**INFORMATION PROVIDED:**
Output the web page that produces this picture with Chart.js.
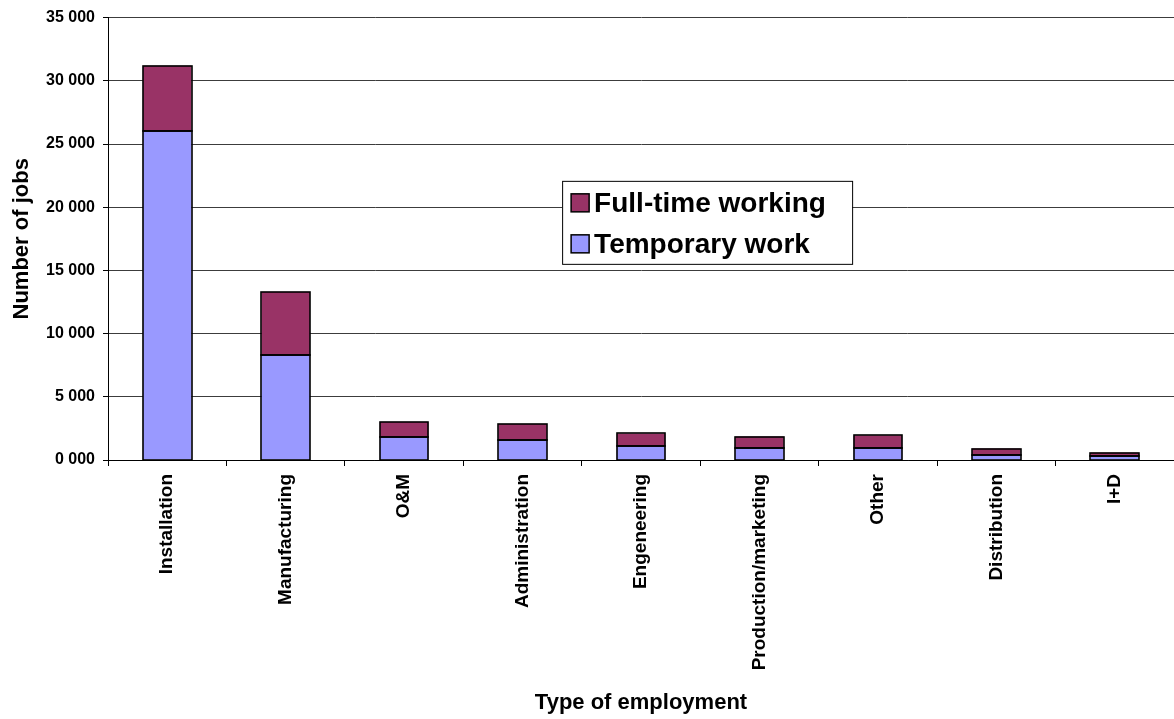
<!DOCTYPE html>
<html>
<head>
<meta charset="utf-8">
<title>Jobs by type of employment</title>
<script src="https://cdn.jsdelivr.net/npm/chart.js@4.4.1/dist/chart.umd.min.js"></script>
<style>
  html, body { margin: 0; padding: 0; background: #fff; }
  #wrap { width: 1174px; height: 719px; }
</style>
</head>
<body>
<div id="wrap"><canvas id="jobs-chart" width="1174" height="719"></canvas></div>
<script>
const categories = ['Installation', 'Manufacturing', 'O&M', 'Administration', 'Engeneering',
                    'Production/marketing', 'Other', 'Distribution', 'I+D'];
const temporaryWork   = [26000, 8300, 1800, 1600, 1100, 950, 950, 400, 300];
const fullTimeWorking = [5200, 5000, 1200, 1250, 1000, 900, 1000, 500, 280];
const yTickLabels = ['0 000', '5 000', '10 000', '15 000', '20 000', '25 000', '30 000', '35 000'];

const FONT = "'Liberation Sans', Arial, Helvetica, sans-serif";
const ctx = document.getElementById('jobs-chart');

// outline every bar segment on its edges (Chart.js insets borders, which eats thin segments)
const barOutline = {
    id: 'barOutline',
    afterDatasetsDraw(chart) {
        const c = chart.ctx;
        c.save();
        c.strokeStyle = '#000';
        c.lineWidth = 1.6;
        chart.data.datasets.forEach((ds, i) => {
            chart.getDatasetMeta(i).data.forEach((bar) => {
                const p = bar.getProps(['x', 'y', 'base', 'width'], true);
                const left = Math.round(p.x - p.width / 2);
                const right = Math.round(p.x + p.width / 2);
                const top = Math.round(Math.min(p.y, p.base));
                const bottom = Math.round(Math.max(p.y, p.base));
                c.strokeRect(left, top, right - left, bottom - top);
            });
        });
        c.restore();
    }
};

// legend drawn as a framed box sitting inside the plot area
const boxLegend = {
    id: 'boxLegend',
    afterDraw(chart) {
        const c = chart.ctx;
        const area = chart.chartArea;
        const x = area.left + 0.426 * (area.right - area.left);
        const y = area.top + 0.369 * (area.bottom - area.top);
        const w = 290, h = 83;
        c.save();
        c.fillStyle = '#fff';
        c.fillRect(x, y, w, h);
        c.strokeStyle = '#000';
        c.lineWidth = 1;
        c.strokeRect(x + 0.5, y + 0.5, w, h);
        // Full-time first, then Temporary (top of stack first)
        const items = [chart.data.datasets[1], chart.data.datasets[0]];
        c.font = 'bold 28px ' + FONT;
        c.textBaseline = 'middle';
        items.forEach((ds, i) => {
            const cy = y + 22 + i * 41;
            c.fillStyle = ds.backgroundColor;
            c.fillRect(x + 9, cy - 9, 18, 18);
            c.strokeStyle = '#000';
            c.lineWidth = 1.5;
            c.strokeRect(x + 9, cy - 9, 18, 18);
            c.fillStyle = '#000';
            c.fillText(ds.label, x + 32, cy + 1);
        });
        c.restore();
    }
};

const data = {
    labels: categories,
    datasets: [
        {
            label: 'Temporary work',
            data: temporaryWork,
            backgroundColor: '#9999ff',
            borderWidth: 0,
        },
        {
            label: 'Full-time working',
            data: fullTimeWorking,
            backgroundColor: '#993366',
            borderWidth: 0,
        },
    ]
};

const config = {
    type: 'bar',
    data: data,
    options: {
        responsive: false,
        animation: false,
        devicePixelRatio: 1,
        categoryPercentage: 0.41,
        barPercentage: 1,
        layout: { padding: { top: 16, left: 0, right: 0, bottom: 0 } },
        plugins: {
            legend: { display: false },
            tooltip: { enabled: false },
        },
        scales: {
            x: {
                stacked: true,
                afterFit: (scale) => { scale.height = 259; },
                border: { color: '#000', width: 1 },
                grid: {
                    drawOnChartArea: false,
                    offset: true,
                    tickLength: 6,
                    color: '#000',
                },
                ticks: {
                    autoSkip: false,
                    maxRotation: 90,
                    minRotation: 90,
                    padding: 8,
                    color: '#000',
                    font: { family: FONT, size: 19, weight: 'bold' },
                },
                title: {
                    display: true,
                    text: 'Type of employment',
                    color: '#000',
                    font: { family: FONT, size: 22, weight: 'bold' },
                    padding: { top: 0, bottom: 3 },
                },
            },
            y: {
                stacked: true,
                min: 0,
                max: 35000,
                afterFit: (scale) => { scale.width = 108; },
                border: { color: '#000', width: 1 },
                grid: {
                    color: '#3c3c3c',
                    tickColor: '#000',
                    tickLength: 5,
                },
                ticks: {
                    stepSize: 5000,
                    padding: 8,
                    color: '#000',
                    font: { family: FONT, size: 16, weight: 'bold' },
                    callback: (value, index) => yTickLabels[index],
                },
                title: {
                    display: true,
                    text: 'Number of jobs',
                    color: '#000',
                    font: { family: FONT, size: 22, weight: 'bold' },
                    padding: { top: 9, bottom: 0 },
                },
            },
        }
    },
    plugins: [barOutline, boxLegend],
};

new Chart(ctx, config);
</script>
</body>
</html>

**GIVEN EXERCISE:** The listing above must be printed again exactly, minus its pictures.

**IN RESPONSE:**
Output the web page that produces this picture with Chart.js.
<!DOCTYPE html>
<html>
<head>
<meta charset="utf-8">
<title>Jobs by type of employment</title>
<script src="https://cdn.jsdelivr.net/npm/chart.js@4.4.1/dist/chart.umd.min.js"></script>
<style>
  html, body { margin: 0; padding: 0; background: #fff; }
  #wrap { width: 1174px; height: 719px; }
</style>
</head>
<body>
<div id="wrap"><canvas id="jobs-chart" width="1174" height="719"></canvas></div>
<script>
const categories = ['Installation', 'Manufacturing', 'O&M', 'Administration', 'Engeneering',
                    'Production/marketing', 'Other', 'Distribution', 'I+D'];
const temporaryWork   = [26000, 8300, 1800, 1600, 1100, 950, 950, 400, 300];
const fullTimeWorking = [5200, 5000, 1200, 1250, 1000, 900, 1000, 500, 280];
const yTickLabels = ['0 000', '5 000', '10 000', '15 000', '20 000', '25 000', '30 000', '35 000'];

const FONT = "'Liberation Sans', Arial, Helvetica, sans-serif";
const ctx = document.getElementById('jobs-chart');

// outline every bar segment on its edges (Chart.js insets borders, which eats thin segments)
const barOutline = {
    id: 'barOutline',
    afterDatasetsDraw(chart) {
        const c = chart.ctx;
        c.save();
        c.strokeStyle = '#000';
        c.lineWidth = 1.6;
        chart.data.datasets.forEach((ds, i) => {
            chart.getDatasetMeta(i).data.forEach((bar) => {
                const p = bar.getProps(['x', 'y', 'base', 'width'], true);
                const left = Math.round(p.x - p.width / 2);
                const right = Math.round(p.x + p.width / 2);
                const top = Math.round(Math.min(p.y, p.base));
                const bottom = Math.round(Math.max(p.y, p.base));
                c.strokeRect(left, top, right - left, bottom - top);
            });
        });
        c.restore();
    }
};

// legend drawn as a framed box sitting inside the plot area
const boxLegend = {
    id: 'boxLegend',
    afterDraw(chart) {
        const c = chart.ctx;
        const area = chart.chartArea;
        const x = area.left + 0.426 * (area.right - area.left);
        const y = area.top + 0.369 * (area.bottom - area.top);
        const w = 290, h = 83;
        c.save();
        c.fillStyle = '#fff';
        c.fillRect(x, y, w, h);
        c.strokeStyle = '#000';
        c.lineWidth = 1;
        c.strokeRect(x + 0.5, y + 0.5, w, h);
        // Full-time first, then Temporary (top of stack first)
        const items = [chart.data.datasets[1], chart.data.datasets[0]];
        c.font = 'bold 28px ' + FONT;
        c.textBaseline = 'middle';
        items.forEach((ds, i) => {
            const cy = y + 22 + i * 41;
            c.fillStyle = ds.backgroundColor;
            c.fillRect(x + 9, cy - 9, 18, 18);
            c.strokeStyle = '#000';
            c.lineWidth = 1.5;
            c.strokeRect(x + 9, cy - 9, 18, 18);
            c.fillStyle = '#000';
            c.fillText(ds.label, x + 32, cy + 1);
        });
        c.restore();
    }
};

const data = {
    labels: categories,
    datasets: [
        {
            label: 'Temporary work',
            data: temporaryWork,
            backgroundColor: '#9999ff',
            borderWidth: 0,
        },
        {
            label: 'Full-time working',
            data: fullTimeWorking,
            backgroundColor: '#993366',
            borderWidth: 0,
        },
    ]
};

const config = {
    type: 'bar',
    data: data,
    options: {
        responsive: false,
        animation: false,
        devicePixelRatio: 1,
        categoryPercentage: 0.41,
        barPercentage: 1,
        layout: { padding: { top: 16, left: 0, right: 0, bottom: 0 } },
        plugins: {
            legend: { display: false },
            tooltip: { enabled: false },
        },
        scales: {
            x: {
                stacked: true,
                afterFit: (scale) => { scale.height = 259; },
                border: { color: '#000', width: 1 },
                grid: {
                    drawOnChartArea: false,
                    offset: true,
                    tickLength: 6,
                    color: '#000',
                },
                ticks: {
                    autoSkip: false,
                    maxRotation: 90,
                    minRotation: 90,
                    padding: 8,
                    color: '#000',
                    font: { family: FONT, size: 19, weight: 'bold' },
                },
                title: {
                    display: true,
                    text: 'Type of employment',
                    color: '#000',
                    font: { family: FONT, size: 22, weight: 'bold' },
                    padding: { top: 0, bottom: 3 },
                },
            },
            y: {
                stacked: true,
                min: 0,
                max: 35000,
                afterFit: (scale) => { scale.width = 108; },
                border: { color: '#000', width: 1 },
                grid: {
                    color: '#3c3c3c',
                    tickColor: '#000',
                    tickLength: 5,
                },
                ticks: {
                    stepSize: 5000,
                    padding: 8,
                    color: '#000',
                    font: { family: FONT, size: 16, weight: 'bold' },
                    callback: (value, index) => yTickLabels[index],
                },
                title: {
                    display: true,
                    text: 'Number of jobs',
                    color: '#000',
                    font: { family: FONT, size: 22, weight: 'bold' },
                    padding: { top: 9, bottom: 0 },
                },
            },
        }
    },
    plugins: [barOutline, boxLegend],
};

new Chart(ctx, config);
</script>
</body>
</html>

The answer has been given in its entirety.